Last but not least I share office space with Parra. He does his art, listens to his music, we barely speak during the day but we always check in. He asks me my opinion about certain projects he works on and I get inspired by his work and ask him about certain color combinations.

The last project we worked on, which really captures the way we work, is our 5th Anniversary Converse collection. This capsule went all the way from a concept of an aesthetic that fits to a brand into everything we like. We translated the varsity jacket into the shoes, branded them with the names Patta and Le Le. Le Le made some exclusive music with a record, organized some events and bam! there you have it. Music, art, fashion, party, people, family… all the good stuff.

Speaking of the Converse project, could you offer some background into this part of Patta’s 5 Year Anniversary? Throughout sneaker history,perhaps no model has become as popular and well-known as the Chuck Taylor All-Star. Was it a difficult feat when working with a shoe that has seen so many different versions and styles throughout its history and what’s the design all about?

We have been working on this project for a long time and it just happened to come out during our 5th Anniversary, which is a perfect match because we love Converse and we wanted to give it our best when working with them. When we heard from Nathan Jobe (Converse) that things were looked good, we immediately said we would do it as long as we could work on the Chuck Taylor, an all time favorite for us. It was definitely a challenge because of the good stuff that comes out from their inline collection including their first string projects like the SOPHNET. Chucks, Wood Wood (PRODUCT) RED joints and definitely the Hiroshi Fujiwara fragment Chucks. They are all straight classics. All we knew is that we wanted it to be simple, as soon as we had the concept it developed really quick. It didn’t take us that long and we were pretty happy with the result which includes a Pro Leather, Chuck Taylor All-Star and varsity jacket. Overall, it’s a pack with nice details and good materials. The whole collection is inspired by the iconic Letterman aesthetic. The varsity jacket comes in a burgundy corduroy and has a reversible gray lining in quilted fleece. Between the Pro Leather and the Chuck Taylor, they have an opposite approach. The Pro Leather comes with a deep burgundy corduroy upper with quilted grey lining while the Chuck is the polar opposite with a quilted suede upper and burgundy corduroy lining. We also got the chance to use a lesser seen Chuck from the 60s, that has higher rands and a cleaner midsole. The stuff really works when you put the shoes and the jacket together, it makes the cycle complete.

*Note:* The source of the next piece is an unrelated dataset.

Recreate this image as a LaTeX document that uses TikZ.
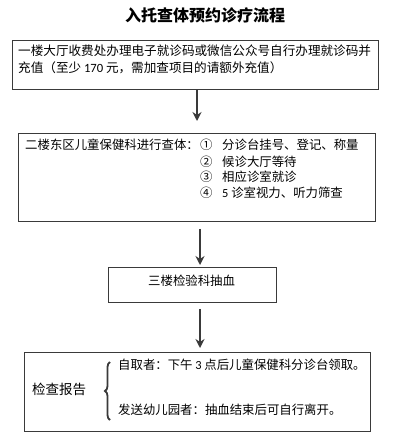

The Pro Leather is a shoe that has been seen a few times in the last little while but few have had the chance to put their own collaborative touch on it. Since it (the Pro Leather) has seen fewer versions release compared to the Chuck Taylor, did you have to restrain from putting out something a bit crazier?

Not really, as we worked within the concept. Our first idea for both shoes was to keep it simple. The material use and the colorway are that extra touch in our own respective opinion. I think the Pro Leather hasn’t been worked on that much simply because it’s a little underrated… but that’s just a thought. In the end, its a killer silhouette period ’nuff said! Lets wait until Hiroshi touches it or Stussy… haha, you’ll see!